What is required: From the listing that follows, reproduce only the lines from the one holding "What Plotly code" through the one holding "return (H - B - y) / PH", both included, with no pictures.

Records:
# # # # #

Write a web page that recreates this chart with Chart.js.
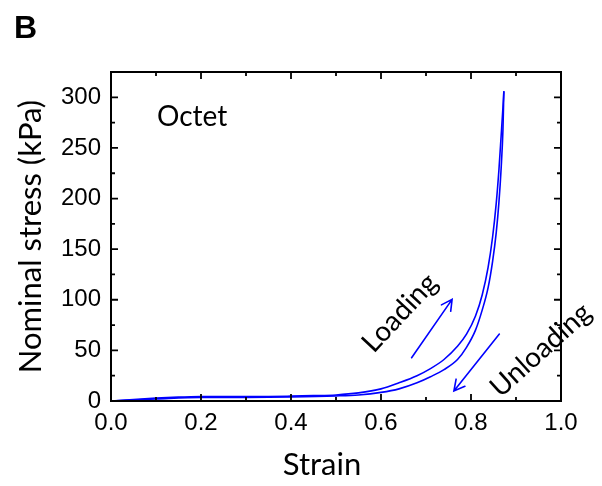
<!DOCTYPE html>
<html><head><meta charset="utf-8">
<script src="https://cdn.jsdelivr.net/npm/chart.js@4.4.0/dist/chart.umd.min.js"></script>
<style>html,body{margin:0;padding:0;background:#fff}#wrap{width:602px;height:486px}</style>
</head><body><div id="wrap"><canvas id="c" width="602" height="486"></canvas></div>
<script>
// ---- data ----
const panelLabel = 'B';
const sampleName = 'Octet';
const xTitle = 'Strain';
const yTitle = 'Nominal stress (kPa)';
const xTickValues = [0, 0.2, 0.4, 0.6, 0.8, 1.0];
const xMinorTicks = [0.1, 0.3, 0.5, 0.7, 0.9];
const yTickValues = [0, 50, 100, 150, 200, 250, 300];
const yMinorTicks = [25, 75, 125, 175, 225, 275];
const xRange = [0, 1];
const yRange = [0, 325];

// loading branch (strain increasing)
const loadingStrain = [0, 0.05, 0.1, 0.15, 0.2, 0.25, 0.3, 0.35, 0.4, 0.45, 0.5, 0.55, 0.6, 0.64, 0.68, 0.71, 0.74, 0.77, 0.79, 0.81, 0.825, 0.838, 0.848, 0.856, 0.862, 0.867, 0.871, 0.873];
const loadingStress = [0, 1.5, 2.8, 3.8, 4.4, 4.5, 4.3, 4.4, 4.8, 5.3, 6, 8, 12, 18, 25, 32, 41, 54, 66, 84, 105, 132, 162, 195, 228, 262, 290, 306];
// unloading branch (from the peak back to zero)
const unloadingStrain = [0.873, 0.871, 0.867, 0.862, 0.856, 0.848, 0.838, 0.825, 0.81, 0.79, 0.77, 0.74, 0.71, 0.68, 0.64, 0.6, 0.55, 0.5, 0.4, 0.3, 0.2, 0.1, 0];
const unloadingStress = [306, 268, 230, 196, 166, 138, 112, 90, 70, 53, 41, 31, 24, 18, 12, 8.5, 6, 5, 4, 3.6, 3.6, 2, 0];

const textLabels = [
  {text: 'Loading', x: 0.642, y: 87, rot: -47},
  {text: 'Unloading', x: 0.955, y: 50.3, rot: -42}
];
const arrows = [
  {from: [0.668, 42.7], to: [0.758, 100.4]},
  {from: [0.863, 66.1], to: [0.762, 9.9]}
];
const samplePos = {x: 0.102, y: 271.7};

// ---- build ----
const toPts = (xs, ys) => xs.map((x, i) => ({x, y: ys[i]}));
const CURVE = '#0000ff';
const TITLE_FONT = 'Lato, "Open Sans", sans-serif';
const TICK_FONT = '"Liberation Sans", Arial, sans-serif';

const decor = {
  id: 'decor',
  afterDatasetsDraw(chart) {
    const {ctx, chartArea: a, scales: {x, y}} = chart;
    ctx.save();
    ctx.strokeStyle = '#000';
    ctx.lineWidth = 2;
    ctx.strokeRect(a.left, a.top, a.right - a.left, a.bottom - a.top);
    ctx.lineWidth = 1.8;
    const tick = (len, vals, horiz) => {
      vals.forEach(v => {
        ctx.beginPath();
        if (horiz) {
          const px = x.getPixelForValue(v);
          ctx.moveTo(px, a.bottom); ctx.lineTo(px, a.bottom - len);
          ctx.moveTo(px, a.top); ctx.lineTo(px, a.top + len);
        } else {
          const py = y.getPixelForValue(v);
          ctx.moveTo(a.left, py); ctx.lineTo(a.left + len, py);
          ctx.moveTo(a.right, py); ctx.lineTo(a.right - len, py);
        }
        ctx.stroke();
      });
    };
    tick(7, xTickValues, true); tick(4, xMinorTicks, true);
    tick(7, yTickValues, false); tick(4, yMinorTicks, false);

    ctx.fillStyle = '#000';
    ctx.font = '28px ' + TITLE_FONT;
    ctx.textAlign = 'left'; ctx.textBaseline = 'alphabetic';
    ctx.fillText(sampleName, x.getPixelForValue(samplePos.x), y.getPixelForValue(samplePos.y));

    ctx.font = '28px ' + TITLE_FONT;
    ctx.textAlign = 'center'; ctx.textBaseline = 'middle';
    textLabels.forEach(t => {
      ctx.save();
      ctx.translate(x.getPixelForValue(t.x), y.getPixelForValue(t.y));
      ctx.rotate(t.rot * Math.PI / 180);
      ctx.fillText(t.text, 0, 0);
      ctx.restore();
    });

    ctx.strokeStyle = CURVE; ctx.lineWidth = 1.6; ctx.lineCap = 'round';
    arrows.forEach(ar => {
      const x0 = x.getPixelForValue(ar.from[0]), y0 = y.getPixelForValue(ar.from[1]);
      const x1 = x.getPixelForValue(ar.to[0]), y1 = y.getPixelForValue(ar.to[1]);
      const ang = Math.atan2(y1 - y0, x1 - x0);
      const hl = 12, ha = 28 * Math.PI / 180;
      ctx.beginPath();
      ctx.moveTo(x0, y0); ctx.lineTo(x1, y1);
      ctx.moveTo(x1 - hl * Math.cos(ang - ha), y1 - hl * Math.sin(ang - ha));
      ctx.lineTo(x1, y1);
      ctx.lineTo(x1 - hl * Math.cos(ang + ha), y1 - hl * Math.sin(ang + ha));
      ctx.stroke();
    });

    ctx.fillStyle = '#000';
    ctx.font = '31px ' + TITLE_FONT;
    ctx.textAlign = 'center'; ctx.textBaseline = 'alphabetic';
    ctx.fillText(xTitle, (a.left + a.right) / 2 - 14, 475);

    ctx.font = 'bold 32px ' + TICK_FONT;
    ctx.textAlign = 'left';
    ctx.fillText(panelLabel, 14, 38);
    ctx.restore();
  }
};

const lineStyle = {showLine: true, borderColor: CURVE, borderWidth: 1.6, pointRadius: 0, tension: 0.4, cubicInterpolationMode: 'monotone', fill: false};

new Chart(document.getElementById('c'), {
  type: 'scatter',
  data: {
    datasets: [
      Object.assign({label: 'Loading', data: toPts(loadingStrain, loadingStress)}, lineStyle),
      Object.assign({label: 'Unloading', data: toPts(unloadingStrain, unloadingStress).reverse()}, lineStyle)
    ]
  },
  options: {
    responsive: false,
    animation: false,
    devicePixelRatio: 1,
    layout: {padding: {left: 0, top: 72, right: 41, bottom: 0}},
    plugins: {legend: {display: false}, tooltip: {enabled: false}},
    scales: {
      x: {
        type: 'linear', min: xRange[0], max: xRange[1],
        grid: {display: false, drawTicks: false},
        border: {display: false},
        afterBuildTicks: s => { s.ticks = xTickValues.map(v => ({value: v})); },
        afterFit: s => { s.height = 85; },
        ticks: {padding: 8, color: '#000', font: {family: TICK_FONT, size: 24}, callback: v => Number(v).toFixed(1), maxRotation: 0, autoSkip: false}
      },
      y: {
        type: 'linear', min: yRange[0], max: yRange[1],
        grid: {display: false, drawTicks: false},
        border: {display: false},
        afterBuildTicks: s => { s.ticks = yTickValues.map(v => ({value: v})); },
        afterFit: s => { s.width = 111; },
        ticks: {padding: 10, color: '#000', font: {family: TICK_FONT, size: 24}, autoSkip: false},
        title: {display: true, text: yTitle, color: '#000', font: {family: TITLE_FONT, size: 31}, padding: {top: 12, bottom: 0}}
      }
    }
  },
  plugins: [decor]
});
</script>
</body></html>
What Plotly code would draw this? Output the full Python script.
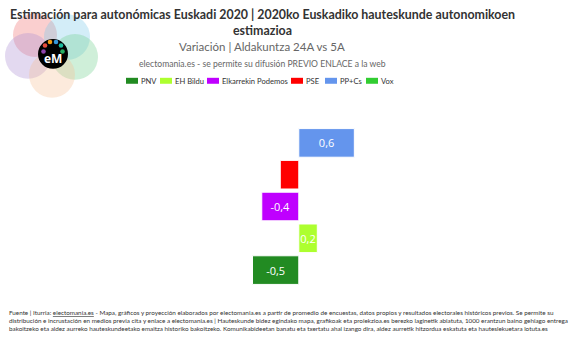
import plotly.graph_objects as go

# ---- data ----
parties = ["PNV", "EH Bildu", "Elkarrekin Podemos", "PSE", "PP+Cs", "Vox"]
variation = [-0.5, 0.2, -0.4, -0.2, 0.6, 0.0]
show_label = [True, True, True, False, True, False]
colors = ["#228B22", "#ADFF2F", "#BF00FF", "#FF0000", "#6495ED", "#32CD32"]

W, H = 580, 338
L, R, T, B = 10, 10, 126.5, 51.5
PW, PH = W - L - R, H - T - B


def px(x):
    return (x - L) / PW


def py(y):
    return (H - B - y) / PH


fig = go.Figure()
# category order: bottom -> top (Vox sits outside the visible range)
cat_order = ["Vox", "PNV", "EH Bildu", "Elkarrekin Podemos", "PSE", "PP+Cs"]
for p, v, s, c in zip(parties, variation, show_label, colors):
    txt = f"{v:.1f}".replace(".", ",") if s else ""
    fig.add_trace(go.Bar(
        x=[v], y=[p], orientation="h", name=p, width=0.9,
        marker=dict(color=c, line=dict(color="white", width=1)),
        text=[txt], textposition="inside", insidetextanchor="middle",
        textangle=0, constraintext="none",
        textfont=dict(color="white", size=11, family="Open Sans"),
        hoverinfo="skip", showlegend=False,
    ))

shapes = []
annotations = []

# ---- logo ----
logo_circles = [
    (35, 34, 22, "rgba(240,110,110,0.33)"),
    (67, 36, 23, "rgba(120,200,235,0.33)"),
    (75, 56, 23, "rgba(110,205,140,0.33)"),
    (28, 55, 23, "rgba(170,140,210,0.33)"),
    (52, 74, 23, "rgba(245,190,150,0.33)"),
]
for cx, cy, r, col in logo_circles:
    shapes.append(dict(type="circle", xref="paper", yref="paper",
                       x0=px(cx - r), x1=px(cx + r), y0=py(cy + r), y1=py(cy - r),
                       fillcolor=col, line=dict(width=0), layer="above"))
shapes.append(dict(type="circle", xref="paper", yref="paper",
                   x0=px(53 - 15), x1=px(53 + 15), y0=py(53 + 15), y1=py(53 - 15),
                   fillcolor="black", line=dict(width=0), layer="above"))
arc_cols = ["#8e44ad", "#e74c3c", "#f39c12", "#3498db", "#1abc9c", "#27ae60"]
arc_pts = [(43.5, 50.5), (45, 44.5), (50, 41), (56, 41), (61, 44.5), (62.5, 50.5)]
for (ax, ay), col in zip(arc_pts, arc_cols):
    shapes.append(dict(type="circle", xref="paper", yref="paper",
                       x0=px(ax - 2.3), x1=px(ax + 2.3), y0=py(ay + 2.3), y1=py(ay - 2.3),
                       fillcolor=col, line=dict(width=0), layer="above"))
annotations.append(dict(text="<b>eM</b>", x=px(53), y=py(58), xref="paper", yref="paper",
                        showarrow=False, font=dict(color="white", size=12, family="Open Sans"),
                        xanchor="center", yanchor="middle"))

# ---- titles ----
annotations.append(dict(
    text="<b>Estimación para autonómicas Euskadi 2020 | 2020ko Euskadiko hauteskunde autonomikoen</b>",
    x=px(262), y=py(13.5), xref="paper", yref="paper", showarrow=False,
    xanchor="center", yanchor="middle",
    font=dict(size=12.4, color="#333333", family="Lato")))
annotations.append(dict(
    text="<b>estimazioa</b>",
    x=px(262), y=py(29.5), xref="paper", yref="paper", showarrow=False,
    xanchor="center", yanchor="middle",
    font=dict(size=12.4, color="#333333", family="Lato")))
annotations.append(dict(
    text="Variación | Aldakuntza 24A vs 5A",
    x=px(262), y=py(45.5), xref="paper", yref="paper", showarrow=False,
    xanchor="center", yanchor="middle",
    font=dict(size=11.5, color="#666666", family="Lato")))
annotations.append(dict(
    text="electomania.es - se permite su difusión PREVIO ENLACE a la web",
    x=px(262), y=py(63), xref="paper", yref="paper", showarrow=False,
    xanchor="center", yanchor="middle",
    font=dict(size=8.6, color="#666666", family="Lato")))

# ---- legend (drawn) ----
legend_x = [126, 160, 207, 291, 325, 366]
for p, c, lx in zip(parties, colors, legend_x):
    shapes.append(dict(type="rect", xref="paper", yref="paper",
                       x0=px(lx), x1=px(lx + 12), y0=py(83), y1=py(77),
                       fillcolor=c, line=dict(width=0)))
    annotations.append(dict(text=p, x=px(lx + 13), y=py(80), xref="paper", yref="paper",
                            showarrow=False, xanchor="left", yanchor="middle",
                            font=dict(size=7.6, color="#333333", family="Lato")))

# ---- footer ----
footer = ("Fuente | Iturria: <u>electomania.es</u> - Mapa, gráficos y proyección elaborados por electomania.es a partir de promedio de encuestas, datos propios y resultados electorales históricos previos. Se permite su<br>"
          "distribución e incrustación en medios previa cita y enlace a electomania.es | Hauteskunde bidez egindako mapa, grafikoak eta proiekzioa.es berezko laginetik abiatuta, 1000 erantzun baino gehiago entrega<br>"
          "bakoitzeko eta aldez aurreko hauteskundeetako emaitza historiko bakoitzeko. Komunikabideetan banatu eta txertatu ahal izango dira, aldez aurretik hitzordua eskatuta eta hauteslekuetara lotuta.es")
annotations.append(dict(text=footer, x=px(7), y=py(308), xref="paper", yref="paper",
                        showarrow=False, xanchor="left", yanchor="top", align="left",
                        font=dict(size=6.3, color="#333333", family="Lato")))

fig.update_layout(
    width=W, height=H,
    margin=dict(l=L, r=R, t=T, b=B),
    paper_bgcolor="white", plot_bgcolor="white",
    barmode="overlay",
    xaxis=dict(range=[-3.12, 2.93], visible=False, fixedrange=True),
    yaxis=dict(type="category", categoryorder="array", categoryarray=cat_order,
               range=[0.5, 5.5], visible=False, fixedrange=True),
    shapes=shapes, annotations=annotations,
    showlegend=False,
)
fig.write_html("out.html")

# # # # #

Solution to the exercise:
What Plotly code would draw this? Output the full Python script.
import plotly.graph_objects as go

# ---- data ----
parties = ["PNV", "EH Bildu", "Elkarrekin Podemos", "PSE", "PP+Cs", "Vox"]
variation = [-0.5, 0.2, -0.4, -0.2, 0.6, 0.0]
show_label = [True, True, True, False, True, False]
colors = ["#228B22", "#ADFF2F", "#BF00FF", "#FF0000", "#6495ED", "#32CD32"]

W, H = 580, 338
L, R, T, B = 10, 10, 126.5, 51.5
PW, PH = W - L - R, H - T - B


def px(x):
    return (x - L) / PW


def py(y):
    return (H - B - y) / PH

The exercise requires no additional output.